Глаза обычно неприветливой старушки загорелись непередаваемым азартом. Отвлекшись наконец от кружки Леонида, она повернулась к шубам и гаркнула звонко, совсем по-молодому:

— Эй, Оксанка! Ежели мужики не ушли ещё, скажи им, чтобы крыс в бойлерной поискали! Кто гнездо сыщет — тот большой молодец, Кирилл Львович лично наградить обещал!

«Не надо… В бойлерную не надо…», — хотел пролепетать Леонид, но понял, что голос вернётся к нему ещё нескоро. Уткнувшись носом в чашку, он плакал, как малый ребёнок, размывая слезами грязные бурые полосы на щеке.

О дальнейшем Леонид не хотел узнавать, но всё-таки узнал. Под полом в бойлерной действительно нашли труп его предшественника, а вместе с ним — и утерянную связку ключей. Мужчина зачем-то полез в давно не используемый люк, вёдший в подземное хранилище, которым музей никогда не пользовался — его признали небезопасным ещё в самом начале эксплуатации здания. В ходе своих манипуляций с люком горе-продавец провалился в люк полностью, задев каким-то образом одну из труб — его обварило кипятком, а то, что не завершили ожоги, докончили крысы. Кто закрыл за мужчиной люк, осталось неизвестным — сам захлопнулся, вестимо, от сквозняка.
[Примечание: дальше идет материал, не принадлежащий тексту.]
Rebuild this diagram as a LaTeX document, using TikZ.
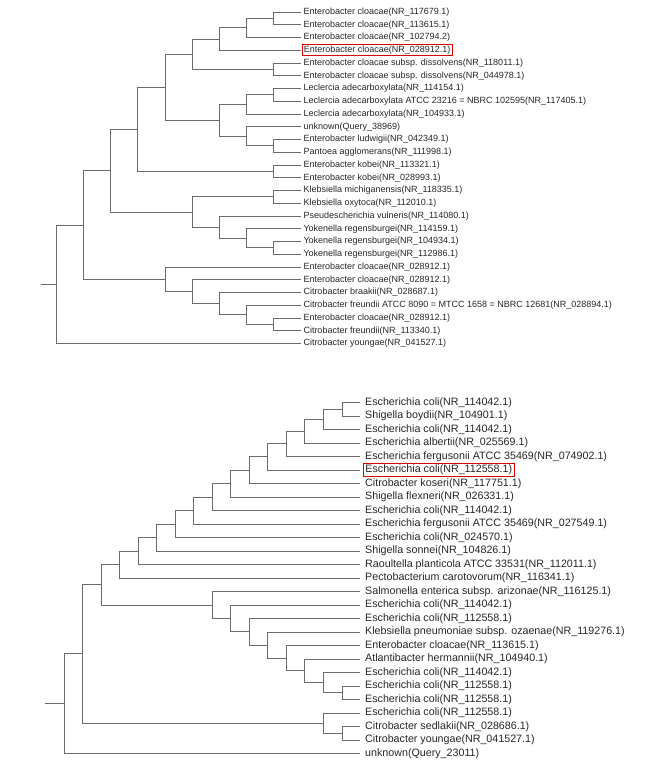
\documentclass[tikz,border=0pt]{standalone}
\usepackage{fontspec}
\setmainfont{Liberation Sans}
\begin{document}
\begin{tikzpicture}[x=1pt,y=-1pt,
  edge/.style={draw=black!58, line width=0.9pt},
  tedge/.style={edge, shorten >=1pt},
  bedge/.style={edge, shorten >=3pt},
  tleaf/.style={anchor=west, inner xsep=1.8pt, inner ysep=1.5pt, font=\fontsize{9}{10}\selectfont, text=black!85},
  bleaf/.style={anchor=west, inner xsep=2pt, inner ysep=1.5pt, font=\fontsize{10.7}{12}\selectfont, text=black!85},
  hilite/.style={draw=red!85!black, line width=0.9pt}
]
\useasboundingbox (0,0) rectangle (669,768);

% ---------------- top tree leaves ----------------
\node[tleaf] (t1)  at (301.5,12)     {Enterobacter cloacae(NR\_117679.1)};
\node[tleaf] (t2)  at (301.5,24.75)  {Enterobacter cloacae(NR\_113615.1)};
\node[tleaf] (t3)  at (301.5,37.5)   {Enterobacter cloacae(NR\_102794.2)};
\node[tleaf,hilite] (t4)  at (301.5,50.25)  {Enterobacter cloacae(NR\_028912.1)};
\node[tleaf] (t5)  at (301.5,63)     {Enterobacter cloacae subsp. dissolvens(NR\_118011.1)};
\node[tleaf] (t6)  at (301.5,75.75)  {Enterobacter cloacae subsp. dissolvens(NR\_044978.1)};
\node[tleaf] (t7)  at (301.5,88.5)   {Leclercia adecarboxylata(NR\_114154.1)};
\node[tleaf] (t8)  at (301.5,101.25) {Leclercia adecarboxylata ATCC 23216 = NBRC 102595(NR\_117405.1)};
\node[tleaf] (t9)  at (301.5,114)    {Leclercia adecarboxylata(NR\_104933.1)};
\node[tleaf] (t10) at (301.5,126.75) {unknown(Query\_38969)};
\node[tleaf] (t11) at (301.5,139.5)  {Enterobacter ludwigii(NR\_042349.1)};
\node[tleaf] (t12) at (301.5,152.25) {Pantoea agglomerans(NR\_111998.1)};
\node[tleaf] (t13) at (301.5,165)    {Enterobacter kobei(NR\_113321.1)};
\node[tleaf] (t14) at (301.5,177.75) {Enterobacter kobei(NR\_028993.1)};
\node[tleaf] (t15) at (301.5,190.5)  {Klebsiella michiganensis(NR\_118335.1)};
\node[tleaf] (t16) at (301.5,203.25) {Klebsiella oxytoca(NR\_112010.1)};
\node[tleaf] (t17) at (301.5,216)    {Pseudescherichia vulneris(NR\_114080.1)};
\node[tleaf] (t18) at (301.5,228.75) {Yokenella regensburgei(NR\_114159.1)};
\node[tleaf] (t19) at (301.5,241.5)  {Yokenella regensburgei(NR\_104934.1)};
\node[tleaf] (t20) at (301.5,254.25) {Yokenella regensburgei(NR\_112986.1)};
\node[tleaf] (t21) at (301.5,267)    {Enterobacter cloacae(NR\_028912.1)};
\node[tleaf] (t22) at (301.5,279.75) {Enterobacter cloacae(NR\_028912.1)};
\node[tleaf] (t23) at (301.5,292.5)  {Citrobacter braakii(NR\_028687.1)};
\node[tleaf] (t24) at (301.5,305.25) {Citrobacter freundii ATCC 8090 = MTCC 1658 = NBRC 12681(NR\_028894.1)};
\node[tleaf] (t25) at (301.5,318)    {Enterobacter cloacae(NR\_028912.1)};
\node[tleaf] (t26) at (301.5,330.75) {Citrobacter freundii(NR\_113340.1)};
\node[tleaf] (t27) at (301.5,343.5)  {Citrobacter youngae(NR\_041527.1)};

% ---------------- top tree internal nodes ----------------
\coordinate (T12)   at (273,18.375);
\coordinate (A)     at (246,27.94);
\coordinate (B)     at (219,39.09);
\coordinate (T56)   at (273,69.375);
\coordinate (C)     at (192,54.23);
\coordinate (T78)   at (273,94.875);
\coordinate (F)     at (246,104.44);
\coordinate (T1112) at (273,145.875);
\coordinate (G)     at (246,136.31);
\coordinate (E)     at (219,120.375);
\coordinate (D)     at (165,87.30);
\coordinate (T1314) at (273,171.375);
\coordinate (H)     at (137,129.34);
\coordinate (T1516) at (273,196.875);
\coordinate (T1920) at (273,247.875);
\coordinate (L)     at (246,238.31);
\coordinate (K)     at (219,227.16);
\coordinate (J)     at (192,212.02);
\coordinate (I)     at (110,170.68);
\coordinate (T2526) at (273,324.375);
\coordinate (Q)     at (246,314.81);
\coordinate (P)     at (219,303.66);
\coordinate (O)     at (192,291.70);
\coordinate (N)     at (165,279.35);
\coordinate (M)     at (83,225.02);
\coordinate (R)     at (56,284.26);
\coordinate (Rstub) at (41,284.26);

\foreach \p/\c in {T12/t1,T12/t2,A/t3,B/t4,T56/t5,T56/t6,T78/t7,T78/t8,F/t9,G/t10,
  T1112/t11,T1112/t12,T1314/t13,T1314/t14,T1516/t15,T1516/t16,K/t17,L/t18,
  T1920/t19,T1920/t20,N/t21,O/t22,P/t23,Q/t24,T2526/t25,T2526/t26,R/t27}
  \draw[tedge] (\p) |- (\c);
\foreach \p/\c in {A/T12,B/A,C/B,C/T56,F/T78,G/T1112,E/F,E/G,D/C,D/E,H/D,H/T1314,
  L/T1920,K/L,J/T1516,J/K,I/H,I/J,Q/T2526,P/Q,O/P,N/O,M/I,M/N,R/M}
  \draw[edge] (\p) |- (\c);
\draw[edge] (Rstub) -- (R);

% ---------------- bottom tree leaves ----------------
\node[bleaf] (u1)  at (363,402.5) {Escherichia coli(NR\_114042.1)};
\node[bleaf] (u2)  at (363,416)   {Shigella boydii(NR\_104901.1)};
\node[bleaf] (u3)  at (363,429.5) {Escherichia coli(NR\_114042.1)};
\node[bleaf] (u4)  at (363,443)   {Escherichia albertii(NR\_025569.1)};
\node[bleaf] (u5)  at (363,456.5) {Escherichia fergusonii ATCC 35469(NR\_074902.1)};
\node[bleaf,hilite] (u6)  at (363,470)   {Escherichia coli(NR\_112558.1)};
\node[bleaf] (u7)  at (363,483.5) {Citrobacter koseri(NR\_117751.1)};
\node[bleaf] (u8)  at (363,497)   {Shigella flexneri(NR\_026331.1)};
\node[bleaf] (u9)  at (363,510.5) {Escherichia coli(NR\_114042.1)};
\node[bleaf] (u10) at (363,524)   {Escherichia fergusonii ATCC 35469(NR\_027549.1)};
\node[bleaf] (u11) at (363,537.5) {Escherichia coli(NR\_024570.1)};
\node[bleaf] (u12) at (363,551)   {Shigella sonnei(NR\_104826.1)};
\node[bleaf] (u13) at (363,564.5) {Raoultella planticola ATCC 33531(NR\_112011.1)};
\node[bleaf] (u14) at (363,578)   {Pectobacterium carotovorum(NR\_116341.1)};
\node[bleaf] (u15) at (363,591.5) {Salmonella enterica subsp. arizonae(NR\_116125.1)};
\node[bleaf] (u16) at (363,605)   {Escherichia coli(NR\_114042.1)};
\node[bleaf] (u17) at (363,618.5) {Escherichia coli(NR\_112558.1)};
\node[bleaf] (u18) at (363,632)   {Klebsiella pneumoniae subsp. ozaenae(NR\_119276.1)};
\node[bleaf] (u19) at (363,645.5) {Enterobacter cloacae(NR\_113615.1)};
\node[bleaf] (u20) at (363,659)   {Atlantibacter hermannii(NR\_104940.1)};
\node[bleaf] (u21) at (363,672.5) {Escherichia coli(NR\_114042.1)};
\node[bleaf] (u22) at (363,686)   {Escherichia coli(NR\_112558.1)};
\node[bleaf] (u23) at (363,699.5) {Escherichia coli(NR\_112558.1)};
\node[bleaf] (u24) at (363,713)   {Escherichia coli(NR\_112558.1)};
\node[bleaf] (u25) at (363,726.5) {Citrobacter sedlakii(NR\_028686.1)};
\node[bleaf] (u26) at (363,740)   {Citrobacter youngae(NR\_041527.1)};
\node[bleaf] (u27) at (363,753.5) {unknown(Query\_23011)};

% ---------------- bottom tree internal nodes ----------------
\coordinate (bP12)   at (342,409.25);
\coordinate (ba1)    at (323.4,419.375);
\coordinate (ba2)    at (304.9,431.19);
\coordinate (ba3)    at (286.4,443.84);
\coordinate (ba4)    at (267.8,456.92);
\coordinate (ba5)    at (249.3,470.21);
\coordinate (ba6)    at (230.8,483.61);
\coordinate (ba7)    at (212.2,497.05);
\coordinate (ba8)    at (193.7,510.53);
\coordinate (ba9)    at (175.2,524.01);
\coordinate (ba10)   at (156.7,537.51);
\coordinate (ba11)   at (138.1,551.0);
\coordinate (ba12)   at (119.6,564.5);
\coordinate (bP2223) at (342,692.75);
\coordinate (bb7)    at (323.4,682.63);
\coordinate (bb6)    at (304.9,670.81);
\coordinate (bb5)    at (286.4,658.16);
\coordinate (bb4)    at (267.8,645.08);
\coordinate (bb3)    at (249.3,631.79);
\coordinate (bb2)    at (230.8,618.40);
\coordinate (bb1)    at (212.2,604.95);
\coordinate (ba13)   at (101.1,584.73);
\coordinate (bP2526) at (342,733.25);
\coordinate (bd)     at (323.4,723.13);
\coordinate (bc)     at (82.5,653.93);
\coordinate (broot)  at (64,703.7);
\coordinate (bstub)  at (45,703.7);

\foreach \p/\c in {bP12/u1,bP12/u2,ba1/u3,ba2/u4,ba3/u5,ba4/u6,ba5/u7,ba6/u8,ba7/u9,
  ba8/u10,ba9/u11,ba10/u12,ba11/u13,ba12/u14,bb1/u15,bb2/u16,bb3/u17,bb4/u18,
  bb5/u19,bb6/u20,bb7/u21,bP2223/u22,bP2223/u23,bd/u24,bP2526/u25,bP2526/u26,broot/u27}
  \draw[bedge] (\p) |- (\c);
\foreach \p/\c in {ba1/bP12,ba2/ba1,ba3/ba2,ba4/ba3,ba5/ba4,ba6/ba5,ba7/ba6,ba8/ba7,
  ba9/ba8,ba10/ba9,ba11/ba10,ba12/ba11,bb7/bP2223,bb6/bb7,bb5/bb6,bb4/bb5,bb3/bb4,
  bb2/bb3,bb1/bb2,ba13/ba12,ba13/bb1,bd/bP2526,bc/ba13,bc/bd,broot/bc}
  \draw[edge] (\p) |- (\c);
\draw[edge] (bstub) -- (broot);
\end{tikzpicture}
\end{document}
Для того, чтобы умереть подобным образом, должно сойтись сразу множество крайне маловероятных обстоятельств — и о них судачили, не переставая, все коллег Леонида, пока он сам отмалчивался и сидел в своём магазинчике, за свежевымытым столом, и наслаждался прохладой, что дарил кондиционер — находиться в духоте не хотелось. Больше у него никто не просил о помощи — кроме бабы Зины, общение с которой вдруг пошло на лад. От лишней связки ключей Леонид отказался — хватало своих.

«Наймём тебе сменщика», — шутил Кирилл Львович, и Леонид вежливо смеялся.

Свой долг Леонид, можно сказать, исполнил — но под полом в бойлерной нашли лишь один труп. Спускаться в катакомбы старого хранилища никто в здравом уме не станет — искать того, кто всё ещё, быть может, ждёт там помощи. Если Леониду и впрямь найдут сменщика, и тот однажды переспросит, кому это там, под полом, так необходимо подсобить… Останется либо спускаться вдвоём, либо вместе уволиться и вновь выходить на рынок труда — и Леониду трудно было даже сказать, какой вариант пугал его больше.